João Caraça*
“Tudo o que é fácil, ou óbvio, já está feito. Fazer de novo comporta esforço, exige coragem e implica um conhecimento preciso das circunstâncias.”
"Os génios tém sempre algo que os distingue do comum dos mortais. Mozart, por exemplo, nunca teve um verdadeiro lar. Nem em Salzburgo, onde nasceu, nem em Viena, onde morreu. A sua curta mas intensa passagem por este mundo foi como que uma luta travada entre corpo e alma, entre ser e devir, entre estabilidade e subversão. A grandeza do seu talento musical escapa a qualquer definição de fácil efeito, mas encontra-se certamente relacionada com a observação sobre as capacidades próprias que transmite a seu pai, Leopold, aos 22 anos de idade (em 1778): “Como sabe, eu posso adoptar ou imitar qualquer modo ou estilo de composição”.
Esta é, como sabemos, a característica mais marcante de todos os criadores e de todos os inovadores – ser capaz de interiorizar e assimilar correntes e ventos desencontrados e, a partir dessa base, gerar novos procedimentos e práticas que são, por sua vez, adoptados por outros. Esta capacidade articula-se com a propensão para arriscar e subverter a ordem existente, esperando-se, eventualmente, um benefício próprio num horizonte mais ou menos distante.
Realmente, tudo o que é fácil, ou óbvio, já está feito, já foi inventado no passado. Fazer de novo, de modo sustentável, comporta esforço, exige coragem. E, sobretudo hoje, implica conhecimento preciso das circunstâncias, isto é, daquilo que os outros pensam e preferem.
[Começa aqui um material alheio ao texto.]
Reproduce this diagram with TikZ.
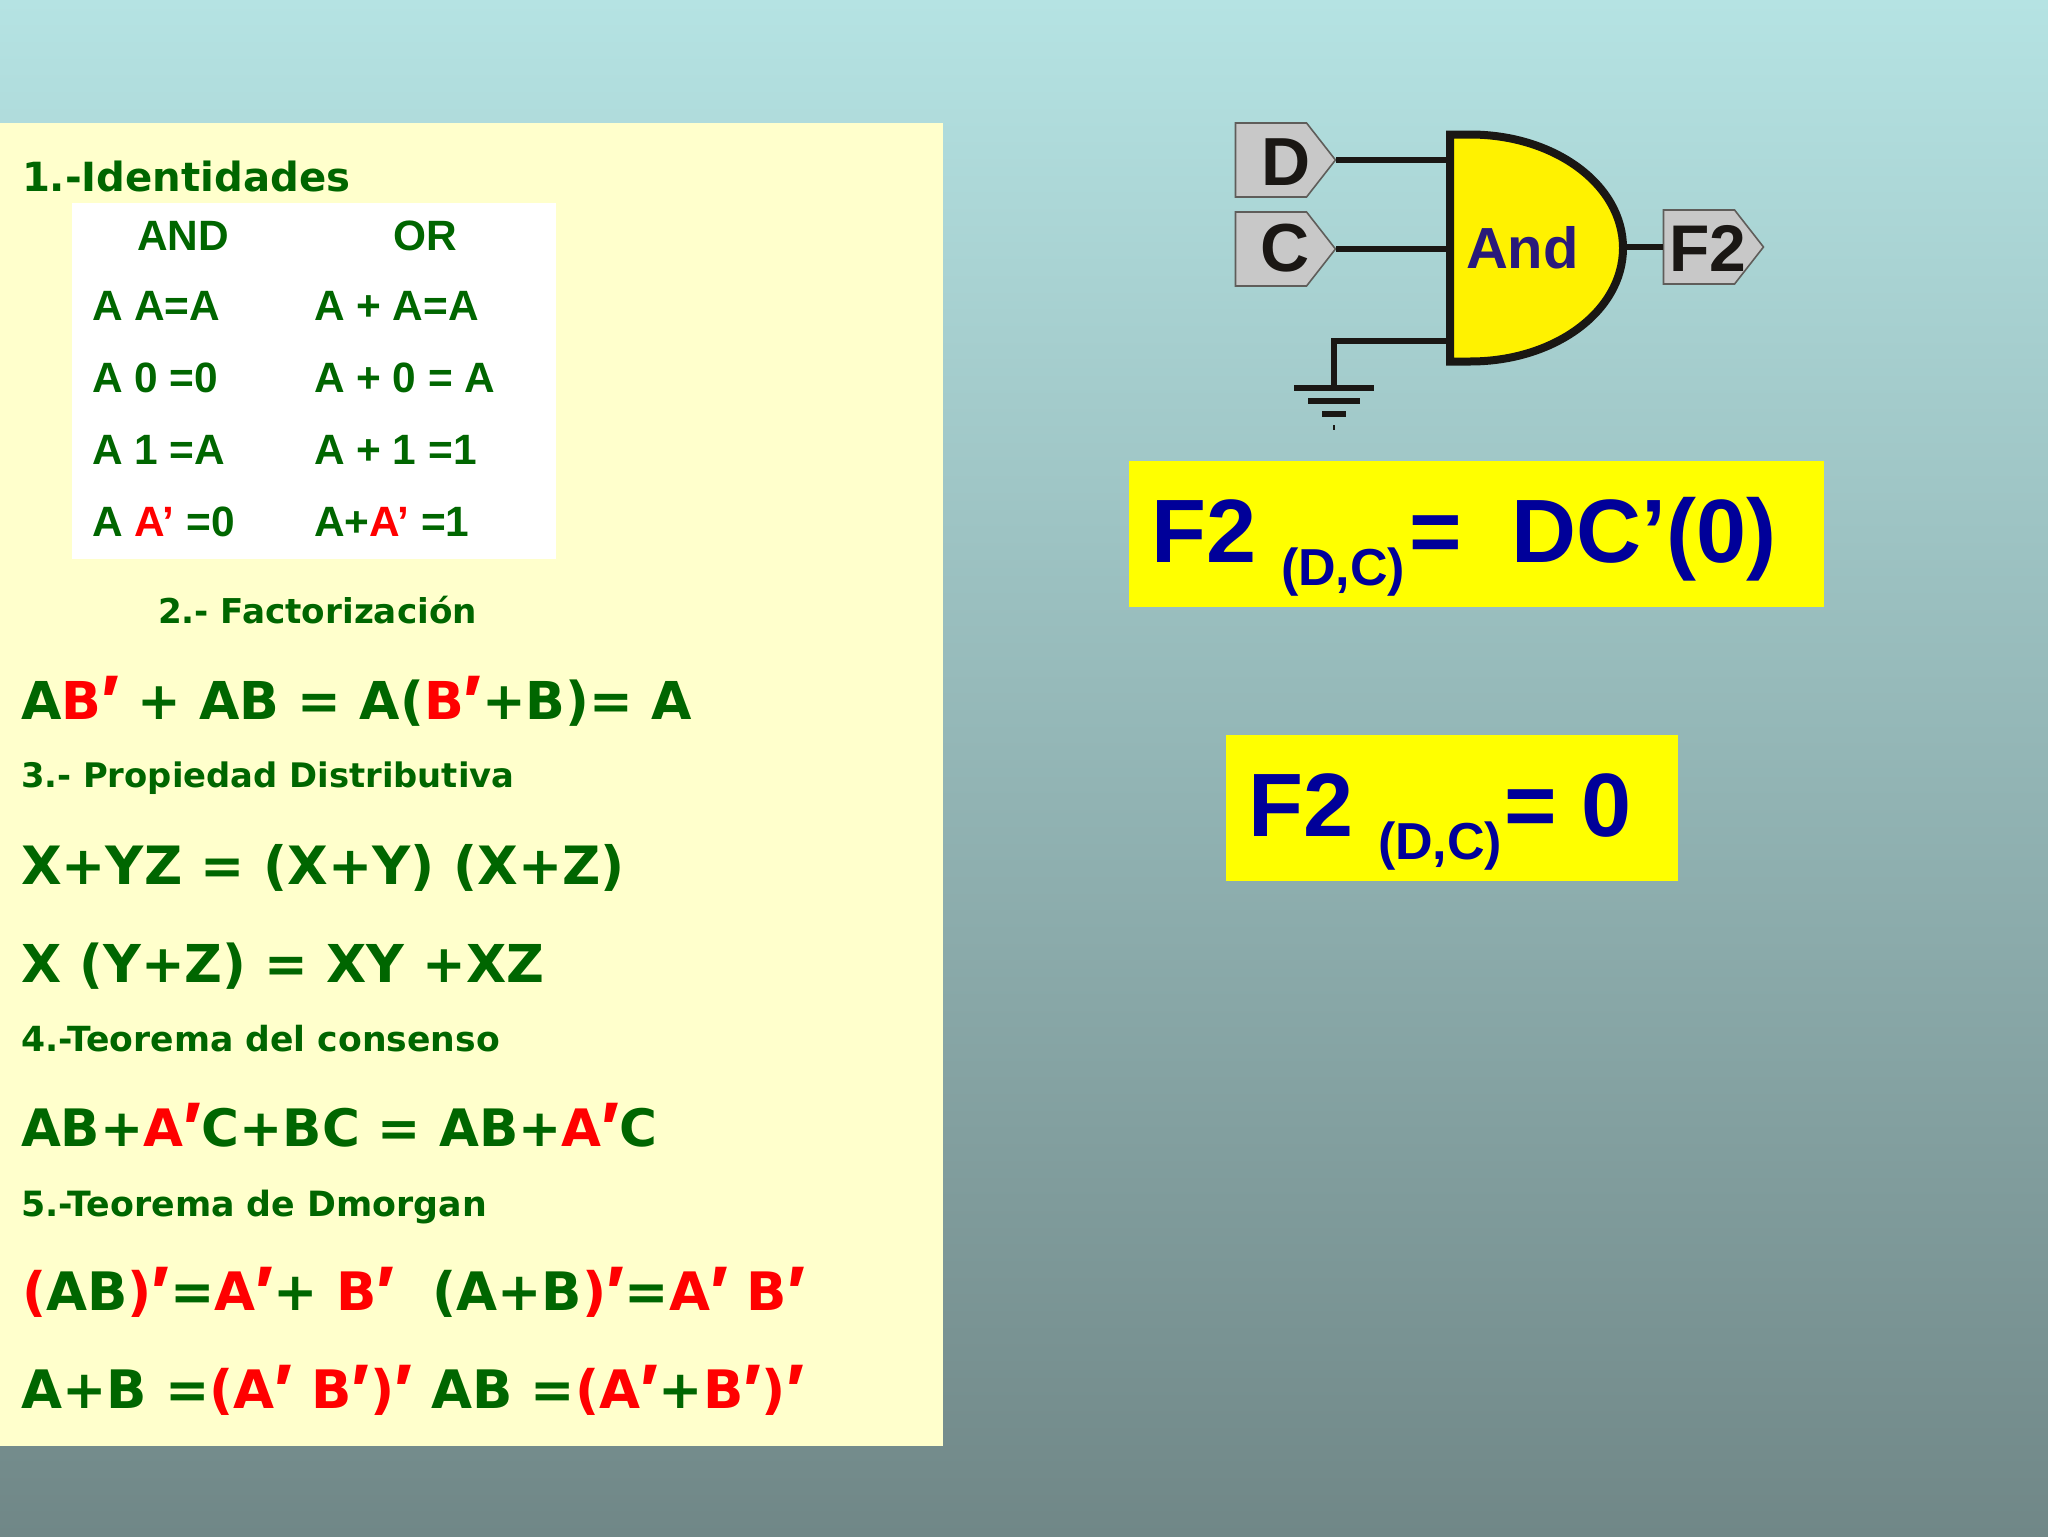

Das suas visões e aspirações. Assim como se acabaram as torres de marfim para os acadêmicos, também já não existem mercados resguardados, quais tesouros escondidos no fundo da gruta dos quarenta ladrões.
Com será o futuro? Não o sabemos. Mas a nossa ignorância não reside no futuro, que não existe ainda, mas sim no presente. Isto é, a incerteza que nos pertuba é a que existe hoje, entre nós, entre os outros, entre nós e os outros. É esta incerteza que temos de combater, se quisermos ter melhores perspectivas para os tempos que virão.
Só que na política não existem génios. Apenas as circunstâncias. Porque a acção política reside na participação e na verificação, pelas instituições, das condições e dinâmica da sociedade civil. As grandes figuras políticas – de Alexandre a César e a Carlos Magno, de Filipe II a Richelieu e a Napoleão, de Lenine a Churchill e a De Gaulle – sempre ambicionaram o poder para o conservar: a sua obsessão é mantê-lo, suprimindo a subversão. Por isso, todos acabam por sucumbir no meio das tempestades que os atormentam.
Como fazer então? Como surge a ordem no meio da instabilidade que nos rodeio? A incerteza é bem o reverso da medalha da comunicação em rede, da não-linearidade, da complexidade, das interacções contínuas que estruturam o nosso quotidiano. Tecnologia, sistema social, organização econômica, alterações do ambiente são diferentes máscaras da mesma realidade que nos envolve. É preciso arriscar, introduzindo novas regras no comportamento colectivo, bem como novas instituições cuja dinâmica as reforce. Só assim emergem as novas circunstâncias que potenciam as boas escolhas políticas com vista ao futuro."
*João Caraça: Director do Serviço de Ciência da Fundação Calouste Gulbenkian; Instituto Superior de Economia e Gestão da Universidade Técnica de Lisboa. Membro do European Institute of Innovation and Technology.